I don't know about you, but I spend an enormous amount of time on paperwork and exchanging information with other people. In fact, as a missionary, it embarrasses me to admit that more of my time is spent exchanging information than engaging in what I consider real face-to-face people ministry!
Before you judge me too quickly though, this is not by choice. Yes I could choose to ignore all the communications, paperwork that fills so much of my time, but it won't make it go away. We live in an information society. Information is the commodity being traded. I engage in ie to the extent I do, not so much by choice, but because it has to be dealt with.
I personally think we are spending way too much time exchanging information. We are over saturated with information that we cannot absorb. Most of it doesn't even matter! (Of course, if it is information I NEED or WANT, then that's a different story! :)
Exchanging information has become an end in itself. Passing endless information back and forth seems to be the norm. It is what we do when we get up in the morning. Like alcoholics, we seem to have an unquenchable thirst for more and more. But wouldn't it be better to just start using a small portion of the info we already have and do something with it? The more time we spend passing info back and forth, the less time we have for doing what Christ told us to do.
All around me I sense an overall decline in fruitful ministry. How many of us can actually show ministry indicator numbers rising instead of falling? Seems baptisms, church plants, leadership training, discipleship, etc. are lower today than in the recent past. My own response to this is that "the work" has ceased to be the work. In place of what used to be old-fashioned missionary work of preaching and teaching, today we exchange information!
I have yet to do a personal study of time spent engaged in actual people ministry vs. info exchange, but would guess for many missionaries--including myself--it is somewhere in the ball park of a 3:1 ratio. Three times more is given to ie than pm (people ministry.) And then we are shocked at how little there is to report in the way of new Christ followers, baptisms, church plants, and new UPGs engaged. I sometimes think we are more in love with our media outlets and communication gadgets than we are with real people!
Ministry activities such as teaching, training, prayer, discipleship, counseling, mentoring, visiting, helping, encouraging, serving, listening, witnessing, planning, engaging, etc. take up MINUTES of our days, while HOURS are spent exchanging information via Skype, emails, phone calls, listening/viewing news, SMS text messages, Facebook, chatting, reports, tracking finances, logging receipts, blogging, filling out forms, tracking down needed information, clicking internet links, reading the latest 'must-read' hot book title, Twittering, skimming internet articles, meetings, and more meetings. Organizing, passing along, finding, tracking, reporting and exchanging info is now what we do. We have become information junkies!

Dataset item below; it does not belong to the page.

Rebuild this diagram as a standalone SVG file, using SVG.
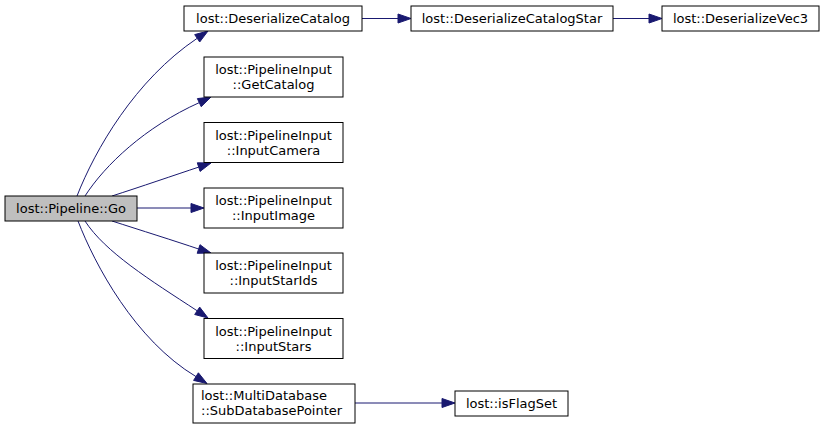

Of course, some ie is necessary in order to engage in effective ministry. But when that ratio falls out of balance into something akin to my 3:1 ratio, something needs to be done. It would seem a 1:3 ratio--one part ie, three parts ministry--is what we should strive towards.
The real problem is not what everyone else is doing--or even what I
think everyone else is doing--it is what
I am doing! Where is my time and energy being spent?
Some of the things I am personally trying to do to overcome this lopsided 3:1 ratio...
1) becoming aware of the amount of time I am spending each day with paperwork and exchanging information
2) purposefully spending less time exchanging information by being more selective (prioritizing what is responded to, what is delayed, what can be discarded, etc.)
3) sticking closer to daily "to do" lists where real ministry tasks are at the top of the list
4) trying to get emails and other paperwork done during designated ie times of the day, rather than trying to tackle them all day long (the inflow is never ending)
5) being more intentional with ie that I select to engage and channeling it for specific ministry purposes (see
"Why I Blog".)
6) resisting the temptation to "chase rabbits" (eg. starting out to do a simple Bible Study on John 3, and end up reading about the influence of Charles Wesley's hymns on the Great Awakening.)
7) realize that just because everyone else seems to be happily engaged in a 3:1 ie ratio, I don't have to keep up with everyone else
8) just because someone throws me the ball, I don't have to catch it (if I don't have the information being requested, just say so, and leave it at that rather than engage in a long hunt for something the one throwing me the ball could do for themselves)
What do you think about any of the above? Are you drowning in the sea of information overload? How do you balance these matters in your own life and ministry?